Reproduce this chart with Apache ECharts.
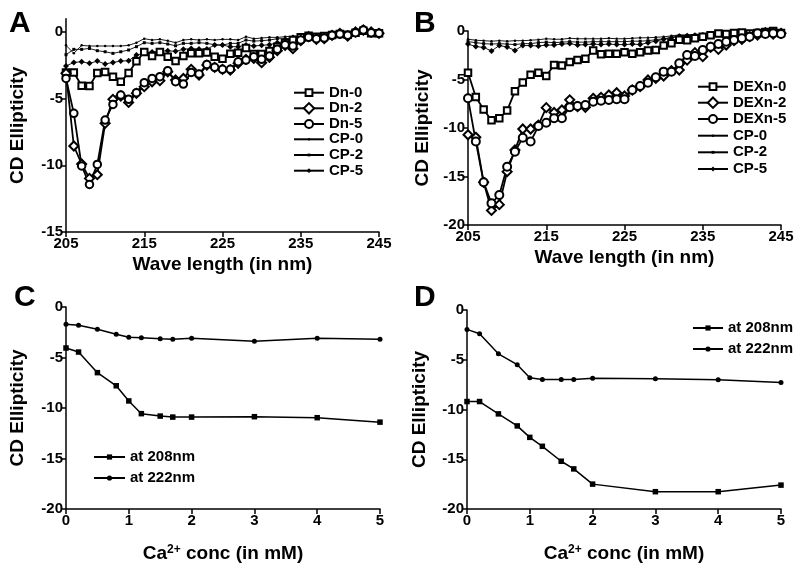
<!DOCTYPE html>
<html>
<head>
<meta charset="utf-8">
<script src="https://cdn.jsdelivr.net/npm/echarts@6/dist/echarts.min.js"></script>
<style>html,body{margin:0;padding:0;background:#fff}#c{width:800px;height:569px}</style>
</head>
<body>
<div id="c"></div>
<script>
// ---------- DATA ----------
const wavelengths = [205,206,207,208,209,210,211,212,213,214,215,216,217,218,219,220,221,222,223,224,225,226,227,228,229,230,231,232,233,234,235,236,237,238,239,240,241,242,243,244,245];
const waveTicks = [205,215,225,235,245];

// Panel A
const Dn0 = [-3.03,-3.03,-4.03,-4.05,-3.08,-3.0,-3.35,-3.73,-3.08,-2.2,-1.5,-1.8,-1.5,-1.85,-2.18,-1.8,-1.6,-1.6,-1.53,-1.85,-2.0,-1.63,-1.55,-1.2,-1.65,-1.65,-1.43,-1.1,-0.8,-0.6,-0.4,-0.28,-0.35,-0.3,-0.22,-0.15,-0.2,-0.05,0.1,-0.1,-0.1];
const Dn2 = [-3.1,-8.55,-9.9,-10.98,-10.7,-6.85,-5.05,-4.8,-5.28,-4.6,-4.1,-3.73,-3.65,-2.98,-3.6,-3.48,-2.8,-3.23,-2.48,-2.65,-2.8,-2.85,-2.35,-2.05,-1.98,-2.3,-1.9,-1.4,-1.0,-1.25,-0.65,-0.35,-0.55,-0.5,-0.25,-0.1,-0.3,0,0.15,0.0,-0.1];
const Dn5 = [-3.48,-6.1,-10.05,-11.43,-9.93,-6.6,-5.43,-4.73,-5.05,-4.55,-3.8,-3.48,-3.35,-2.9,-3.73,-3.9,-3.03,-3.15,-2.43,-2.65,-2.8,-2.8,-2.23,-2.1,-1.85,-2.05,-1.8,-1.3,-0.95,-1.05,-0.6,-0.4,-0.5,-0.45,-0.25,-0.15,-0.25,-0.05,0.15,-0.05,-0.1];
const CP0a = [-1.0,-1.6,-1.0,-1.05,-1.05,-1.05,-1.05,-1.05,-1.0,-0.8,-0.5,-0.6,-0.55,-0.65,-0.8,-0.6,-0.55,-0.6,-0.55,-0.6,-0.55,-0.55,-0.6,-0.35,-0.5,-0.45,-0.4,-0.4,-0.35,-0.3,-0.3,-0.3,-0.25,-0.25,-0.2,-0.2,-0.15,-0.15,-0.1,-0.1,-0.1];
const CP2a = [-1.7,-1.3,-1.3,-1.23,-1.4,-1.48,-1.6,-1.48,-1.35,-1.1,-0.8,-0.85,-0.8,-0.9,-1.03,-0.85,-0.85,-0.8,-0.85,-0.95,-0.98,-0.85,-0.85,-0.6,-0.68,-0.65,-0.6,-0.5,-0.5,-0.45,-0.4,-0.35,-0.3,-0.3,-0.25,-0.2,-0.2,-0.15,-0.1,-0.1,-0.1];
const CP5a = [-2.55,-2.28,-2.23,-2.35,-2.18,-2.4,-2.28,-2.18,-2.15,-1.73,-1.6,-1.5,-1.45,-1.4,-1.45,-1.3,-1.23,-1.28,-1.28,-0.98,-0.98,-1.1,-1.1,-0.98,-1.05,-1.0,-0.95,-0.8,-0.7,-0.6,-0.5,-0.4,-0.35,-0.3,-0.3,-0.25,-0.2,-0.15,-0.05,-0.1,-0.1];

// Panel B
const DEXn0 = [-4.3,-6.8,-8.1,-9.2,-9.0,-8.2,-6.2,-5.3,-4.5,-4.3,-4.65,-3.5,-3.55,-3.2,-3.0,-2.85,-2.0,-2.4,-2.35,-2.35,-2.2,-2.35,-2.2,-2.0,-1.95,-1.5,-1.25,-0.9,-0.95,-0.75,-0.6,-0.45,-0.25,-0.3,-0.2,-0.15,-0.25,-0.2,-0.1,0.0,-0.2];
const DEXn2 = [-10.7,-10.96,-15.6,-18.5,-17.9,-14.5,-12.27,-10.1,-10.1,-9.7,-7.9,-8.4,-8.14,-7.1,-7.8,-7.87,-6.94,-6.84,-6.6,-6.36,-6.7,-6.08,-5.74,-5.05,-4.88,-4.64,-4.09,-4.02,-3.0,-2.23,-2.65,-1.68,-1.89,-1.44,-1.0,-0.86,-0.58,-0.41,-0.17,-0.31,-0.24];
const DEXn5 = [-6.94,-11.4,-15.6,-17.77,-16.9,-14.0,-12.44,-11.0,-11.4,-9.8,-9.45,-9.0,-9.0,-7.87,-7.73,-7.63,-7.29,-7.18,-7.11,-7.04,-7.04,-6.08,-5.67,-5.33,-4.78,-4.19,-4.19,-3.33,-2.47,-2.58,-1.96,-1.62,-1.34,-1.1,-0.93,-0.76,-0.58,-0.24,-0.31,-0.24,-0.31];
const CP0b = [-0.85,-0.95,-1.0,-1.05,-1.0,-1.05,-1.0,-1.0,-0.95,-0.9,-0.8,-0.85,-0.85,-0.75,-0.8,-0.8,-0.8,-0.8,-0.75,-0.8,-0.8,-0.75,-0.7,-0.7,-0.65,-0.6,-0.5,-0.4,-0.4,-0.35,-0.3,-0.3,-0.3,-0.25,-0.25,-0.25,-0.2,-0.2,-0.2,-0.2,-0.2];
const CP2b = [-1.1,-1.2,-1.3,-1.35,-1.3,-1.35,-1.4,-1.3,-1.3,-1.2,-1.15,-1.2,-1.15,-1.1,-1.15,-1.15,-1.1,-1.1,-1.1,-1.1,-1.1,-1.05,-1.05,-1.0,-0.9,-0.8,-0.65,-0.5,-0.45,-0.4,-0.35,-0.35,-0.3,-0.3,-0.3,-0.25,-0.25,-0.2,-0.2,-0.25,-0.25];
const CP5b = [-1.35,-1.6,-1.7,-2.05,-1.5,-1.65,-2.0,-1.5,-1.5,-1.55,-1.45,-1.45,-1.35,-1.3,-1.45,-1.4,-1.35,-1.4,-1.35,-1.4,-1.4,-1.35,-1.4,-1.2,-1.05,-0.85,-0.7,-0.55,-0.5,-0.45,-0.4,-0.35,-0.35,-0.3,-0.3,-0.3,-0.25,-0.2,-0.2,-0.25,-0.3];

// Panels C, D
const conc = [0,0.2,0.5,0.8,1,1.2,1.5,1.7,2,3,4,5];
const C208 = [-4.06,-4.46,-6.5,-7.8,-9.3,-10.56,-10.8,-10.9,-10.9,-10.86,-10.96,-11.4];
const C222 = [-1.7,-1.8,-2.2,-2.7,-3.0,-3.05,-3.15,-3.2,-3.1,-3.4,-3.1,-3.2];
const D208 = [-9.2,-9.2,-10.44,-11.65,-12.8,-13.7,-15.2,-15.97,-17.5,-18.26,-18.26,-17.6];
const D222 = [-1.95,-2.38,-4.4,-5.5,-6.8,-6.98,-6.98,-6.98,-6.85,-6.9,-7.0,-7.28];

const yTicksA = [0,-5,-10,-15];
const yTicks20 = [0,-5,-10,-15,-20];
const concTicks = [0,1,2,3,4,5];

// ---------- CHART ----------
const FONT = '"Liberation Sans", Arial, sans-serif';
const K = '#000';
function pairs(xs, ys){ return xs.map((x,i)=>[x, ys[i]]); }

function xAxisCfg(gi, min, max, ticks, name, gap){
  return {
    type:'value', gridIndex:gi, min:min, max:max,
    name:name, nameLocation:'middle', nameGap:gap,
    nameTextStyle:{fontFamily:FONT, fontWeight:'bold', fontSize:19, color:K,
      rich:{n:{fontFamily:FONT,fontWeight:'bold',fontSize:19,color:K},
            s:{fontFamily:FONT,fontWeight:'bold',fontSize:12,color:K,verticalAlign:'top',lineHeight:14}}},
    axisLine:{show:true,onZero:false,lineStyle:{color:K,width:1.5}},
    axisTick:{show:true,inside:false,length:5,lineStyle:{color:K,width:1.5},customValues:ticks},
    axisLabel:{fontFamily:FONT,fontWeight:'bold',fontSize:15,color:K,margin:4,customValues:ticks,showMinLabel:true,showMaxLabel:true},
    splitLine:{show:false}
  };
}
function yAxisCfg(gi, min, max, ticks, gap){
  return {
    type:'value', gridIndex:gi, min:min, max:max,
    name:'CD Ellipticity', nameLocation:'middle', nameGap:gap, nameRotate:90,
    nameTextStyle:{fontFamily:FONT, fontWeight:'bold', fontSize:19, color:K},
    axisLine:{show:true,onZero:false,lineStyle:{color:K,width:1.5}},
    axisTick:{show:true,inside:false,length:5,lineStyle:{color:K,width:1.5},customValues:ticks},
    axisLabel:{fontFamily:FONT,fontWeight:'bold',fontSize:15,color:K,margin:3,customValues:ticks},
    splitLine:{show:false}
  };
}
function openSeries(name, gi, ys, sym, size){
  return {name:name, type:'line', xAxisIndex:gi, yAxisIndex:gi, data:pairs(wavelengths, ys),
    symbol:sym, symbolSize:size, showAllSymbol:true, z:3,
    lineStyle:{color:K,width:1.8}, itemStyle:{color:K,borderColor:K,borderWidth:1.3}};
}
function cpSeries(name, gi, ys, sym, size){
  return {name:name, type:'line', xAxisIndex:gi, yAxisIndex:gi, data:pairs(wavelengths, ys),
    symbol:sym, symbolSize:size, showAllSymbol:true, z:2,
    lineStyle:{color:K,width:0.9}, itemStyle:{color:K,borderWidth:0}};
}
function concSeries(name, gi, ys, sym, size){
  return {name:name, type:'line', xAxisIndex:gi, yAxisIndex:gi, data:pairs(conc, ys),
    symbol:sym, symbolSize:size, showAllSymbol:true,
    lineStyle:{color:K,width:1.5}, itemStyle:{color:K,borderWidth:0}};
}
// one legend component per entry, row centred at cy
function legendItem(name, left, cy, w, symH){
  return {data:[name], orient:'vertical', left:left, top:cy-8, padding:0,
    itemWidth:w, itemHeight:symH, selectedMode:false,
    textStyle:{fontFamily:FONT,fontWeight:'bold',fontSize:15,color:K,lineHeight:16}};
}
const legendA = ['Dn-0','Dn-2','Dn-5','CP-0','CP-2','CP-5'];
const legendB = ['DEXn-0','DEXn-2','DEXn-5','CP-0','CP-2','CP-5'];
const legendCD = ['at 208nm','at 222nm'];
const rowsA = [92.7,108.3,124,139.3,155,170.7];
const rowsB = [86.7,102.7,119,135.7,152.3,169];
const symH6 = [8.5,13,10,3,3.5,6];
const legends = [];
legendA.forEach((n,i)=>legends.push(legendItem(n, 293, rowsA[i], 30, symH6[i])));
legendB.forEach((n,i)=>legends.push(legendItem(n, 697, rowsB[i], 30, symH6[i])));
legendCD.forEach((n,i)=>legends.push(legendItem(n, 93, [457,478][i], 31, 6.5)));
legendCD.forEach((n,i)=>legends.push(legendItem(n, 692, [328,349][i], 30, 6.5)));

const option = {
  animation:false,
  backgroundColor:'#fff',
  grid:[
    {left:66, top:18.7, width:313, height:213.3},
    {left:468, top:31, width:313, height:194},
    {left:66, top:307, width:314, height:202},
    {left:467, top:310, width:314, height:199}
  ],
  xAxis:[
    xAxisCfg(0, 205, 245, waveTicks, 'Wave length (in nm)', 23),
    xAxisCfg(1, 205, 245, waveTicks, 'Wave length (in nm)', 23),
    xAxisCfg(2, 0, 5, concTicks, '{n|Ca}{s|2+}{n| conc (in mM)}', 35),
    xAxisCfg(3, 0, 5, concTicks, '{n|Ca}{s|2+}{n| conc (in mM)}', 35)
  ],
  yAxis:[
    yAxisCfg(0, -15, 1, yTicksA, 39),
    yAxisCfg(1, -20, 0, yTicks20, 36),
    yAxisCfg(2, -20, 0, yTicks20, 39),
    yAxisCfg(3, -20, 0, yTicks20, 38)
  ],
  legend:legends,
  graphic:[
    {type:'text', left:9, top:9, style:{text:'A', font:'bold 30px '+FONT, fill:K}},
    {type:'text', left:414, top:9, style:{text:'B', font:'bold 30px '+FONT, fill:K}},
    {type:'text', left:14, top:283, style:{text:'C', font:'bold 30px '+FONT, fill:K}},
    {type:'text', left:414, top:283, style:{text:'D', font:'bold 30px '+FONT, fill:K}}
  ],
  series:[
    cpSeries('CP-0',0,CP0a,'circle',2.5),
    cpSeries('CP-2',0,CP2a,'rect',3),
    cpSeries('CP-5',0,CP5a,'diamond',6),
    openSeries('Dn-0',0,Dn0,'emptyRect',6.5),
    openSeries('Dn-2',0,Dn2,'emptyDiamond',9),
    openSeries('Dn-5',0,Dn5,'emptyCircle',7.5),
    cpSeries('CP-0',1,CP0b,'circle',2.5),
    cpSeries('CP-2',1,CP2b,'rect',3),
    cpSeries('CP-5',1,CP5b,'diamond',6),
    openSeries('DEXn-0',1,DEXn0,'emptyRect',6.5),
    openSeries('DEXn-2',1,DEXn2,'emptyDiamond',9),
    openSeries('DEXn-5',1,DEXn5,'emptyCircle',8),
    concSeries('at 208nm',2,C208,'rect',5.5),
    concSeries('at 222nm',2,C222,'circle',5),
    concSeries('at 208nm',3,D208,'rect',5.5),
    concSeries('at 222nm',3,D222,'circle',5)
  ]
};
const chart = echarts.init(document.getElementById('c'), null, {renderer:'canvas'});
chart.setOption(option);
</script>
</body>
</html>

---

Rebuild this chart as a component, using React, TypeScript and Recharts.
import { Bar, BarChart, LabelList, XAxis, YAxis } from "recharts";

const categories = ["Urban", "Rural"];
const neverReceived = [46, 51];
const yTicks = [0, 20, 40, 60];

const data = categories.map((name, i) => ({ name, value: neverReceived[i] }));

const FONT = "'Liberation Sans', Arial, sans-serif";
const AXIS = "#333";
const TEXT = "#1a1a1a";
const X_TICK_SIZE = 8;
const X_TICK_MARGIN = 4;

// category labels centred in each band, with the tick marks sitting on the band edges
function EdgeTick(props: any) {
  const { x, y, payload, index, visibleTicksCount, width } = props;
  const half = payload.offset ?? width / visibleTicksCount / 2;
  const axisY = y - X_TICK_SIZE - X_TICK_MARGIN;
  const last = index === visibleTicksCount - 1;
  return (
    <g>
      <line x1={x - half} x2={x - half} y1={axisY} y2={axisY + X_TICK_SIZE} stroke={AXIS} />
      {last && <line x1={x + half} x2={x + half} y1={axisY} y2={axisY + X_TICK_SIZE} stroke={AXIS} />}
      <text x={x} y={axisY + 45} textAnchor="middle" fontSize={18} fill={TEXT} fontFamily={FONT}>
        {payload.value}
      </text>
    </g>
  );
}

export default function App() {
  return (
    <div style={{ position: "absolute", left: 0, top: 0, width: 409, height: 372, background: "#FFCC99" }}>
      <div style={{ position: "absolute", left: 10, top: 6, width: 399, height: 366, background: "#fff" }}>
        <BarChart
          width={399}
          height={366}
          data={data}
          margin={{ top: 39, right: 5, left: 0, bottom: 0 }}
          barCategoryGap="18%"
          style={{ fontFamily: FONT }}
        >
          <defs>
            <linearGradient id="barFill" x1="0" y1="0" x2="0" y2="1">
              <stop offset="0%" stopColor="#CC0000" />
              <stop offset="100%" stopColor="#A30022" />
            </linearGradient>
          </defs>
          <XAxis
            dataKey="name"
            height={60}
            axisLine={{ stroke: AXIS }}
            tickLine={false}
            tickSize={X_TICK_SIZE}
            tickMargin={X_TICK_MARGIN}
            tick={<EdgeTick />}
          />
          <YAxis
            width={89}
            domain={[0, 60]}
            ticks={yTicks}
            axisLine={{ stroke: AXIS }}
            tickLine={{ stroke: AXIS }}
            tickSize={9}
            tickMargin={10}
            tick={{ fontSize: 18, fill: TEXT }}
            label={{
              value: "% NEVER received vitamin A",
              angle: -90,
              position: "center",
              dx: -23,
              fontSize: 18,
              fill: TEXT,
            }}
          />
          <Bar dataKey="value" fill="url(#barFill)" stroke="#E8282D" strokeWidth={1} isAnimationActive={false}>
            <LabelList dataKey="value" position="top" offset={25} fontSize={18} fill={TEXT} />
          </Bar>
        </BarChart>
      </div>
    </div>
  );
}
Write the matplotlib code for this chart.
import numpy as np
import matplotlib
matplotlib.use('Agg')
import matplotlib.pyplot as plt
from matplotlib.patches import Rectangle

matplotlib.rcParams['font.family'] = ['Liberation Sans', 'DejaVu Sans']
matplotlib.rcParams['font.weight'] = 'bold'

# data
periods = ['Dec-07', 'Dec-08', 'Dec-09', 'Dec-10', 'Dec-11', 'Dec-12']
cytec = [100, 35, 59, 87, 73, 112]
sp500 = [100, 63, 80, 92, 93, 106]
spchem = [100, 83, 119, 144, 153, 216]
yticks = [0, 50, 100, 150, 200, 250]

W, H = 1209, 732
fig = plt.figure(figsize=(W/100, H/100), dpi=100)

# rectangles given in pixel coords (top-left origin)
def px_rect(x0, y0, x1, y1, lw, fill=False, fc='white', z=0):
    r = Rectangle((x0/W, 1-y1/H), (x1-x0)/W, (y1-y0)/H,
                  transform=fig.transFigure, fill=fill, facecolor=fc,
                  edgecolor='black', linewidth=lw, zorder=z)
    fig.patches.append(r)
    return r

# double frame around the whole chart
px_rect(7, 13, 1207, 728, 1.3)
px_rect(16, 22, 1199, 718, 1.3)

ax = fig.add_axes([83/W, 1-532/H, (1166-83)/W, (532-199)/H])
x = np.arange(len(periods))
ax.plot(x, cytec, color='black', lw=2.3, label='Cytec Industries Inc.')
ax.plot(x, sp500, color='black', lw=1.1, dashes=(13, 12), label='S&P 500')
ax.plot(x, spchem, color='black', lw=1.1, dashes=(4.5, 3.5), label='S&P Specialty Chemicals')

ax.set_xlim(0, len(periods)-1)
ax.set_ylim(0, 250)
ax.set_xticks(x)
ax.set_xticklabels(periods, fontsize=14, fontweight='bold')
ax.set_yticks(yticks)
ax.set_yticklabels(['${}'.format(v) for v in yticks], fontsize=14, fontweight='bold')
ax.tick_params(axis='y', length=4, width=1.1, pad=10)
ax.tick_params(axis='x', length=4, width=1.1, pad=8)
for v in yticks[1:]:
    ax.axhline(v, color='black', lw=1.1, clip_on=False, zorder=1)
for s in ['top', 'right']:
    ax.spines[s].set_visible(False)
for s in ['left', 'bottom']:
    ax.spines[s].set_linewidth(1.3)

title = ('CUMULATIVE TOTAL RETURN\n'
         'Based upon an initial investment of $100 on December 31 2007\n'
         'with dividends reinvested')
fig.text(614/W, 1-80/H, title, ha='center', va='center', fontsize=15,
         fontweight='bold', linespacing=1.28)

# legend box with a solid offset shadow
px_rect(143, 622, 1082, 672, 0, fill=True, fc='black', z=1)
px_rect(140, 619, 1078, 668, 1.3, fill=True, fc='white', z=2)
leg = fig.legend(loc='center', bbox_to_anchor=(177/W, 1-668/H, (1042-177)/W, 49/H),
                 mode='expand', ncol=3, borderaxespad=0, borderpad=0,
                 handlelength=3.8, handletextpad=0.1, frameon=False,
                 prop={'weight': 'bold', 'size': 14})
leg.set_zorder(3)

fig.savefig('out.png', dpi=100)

* * *

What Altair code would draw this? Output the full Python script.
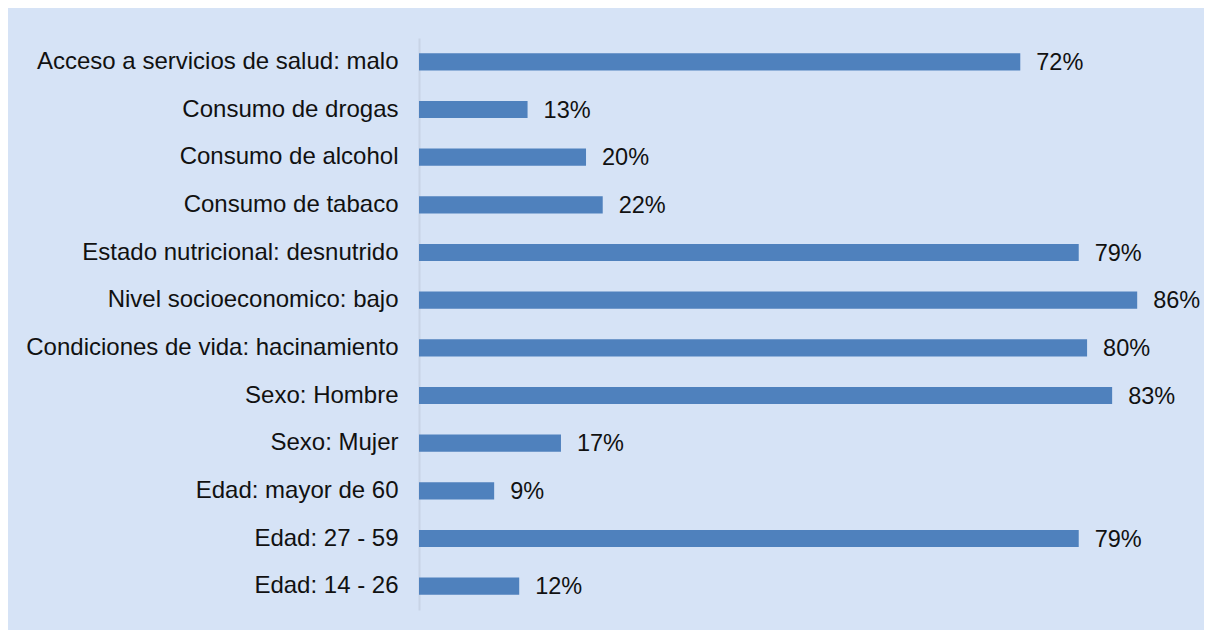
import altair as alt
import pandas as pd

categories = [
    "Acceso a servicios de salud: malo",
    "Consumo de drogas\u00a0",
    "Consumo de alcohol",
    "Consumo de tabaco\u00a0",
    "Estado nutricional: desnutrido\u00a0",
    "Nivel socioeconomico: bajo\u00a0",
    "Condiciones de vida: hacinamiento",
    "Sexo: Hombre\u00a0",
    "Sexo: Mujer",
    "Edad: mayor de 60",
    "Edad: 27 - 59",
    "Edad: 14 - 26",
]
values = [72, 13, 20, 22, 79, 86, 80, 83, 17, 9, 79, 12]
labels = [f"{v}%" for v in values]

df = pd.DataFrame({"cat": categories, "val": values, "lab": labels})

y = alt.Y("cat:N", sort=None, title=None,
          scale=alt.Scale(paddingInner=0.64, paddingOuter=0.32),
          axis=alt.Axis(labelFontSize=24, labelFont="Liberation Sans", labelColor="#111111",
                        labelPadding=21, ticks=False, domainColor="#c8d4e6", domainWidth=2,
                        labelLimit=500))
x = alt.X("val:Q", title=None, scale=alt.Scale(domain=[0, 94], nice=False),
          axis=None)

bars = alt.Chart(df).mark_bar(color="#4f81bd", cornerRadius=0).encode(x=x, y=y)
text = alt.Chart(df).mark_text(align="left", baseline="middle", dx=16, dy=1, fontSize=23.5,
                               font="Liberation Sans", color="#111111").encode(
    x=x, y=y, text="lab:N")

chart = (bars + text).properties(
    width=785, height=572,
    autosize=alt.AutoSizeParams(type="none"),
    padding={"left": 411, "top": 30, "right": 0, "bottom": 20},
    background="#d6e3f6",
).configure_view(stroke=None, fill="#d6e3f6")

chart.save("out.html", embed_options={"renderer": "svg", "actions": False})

• **Problem**
Tally the lines above containing "this". Answer with the count only.

• **Written response**
4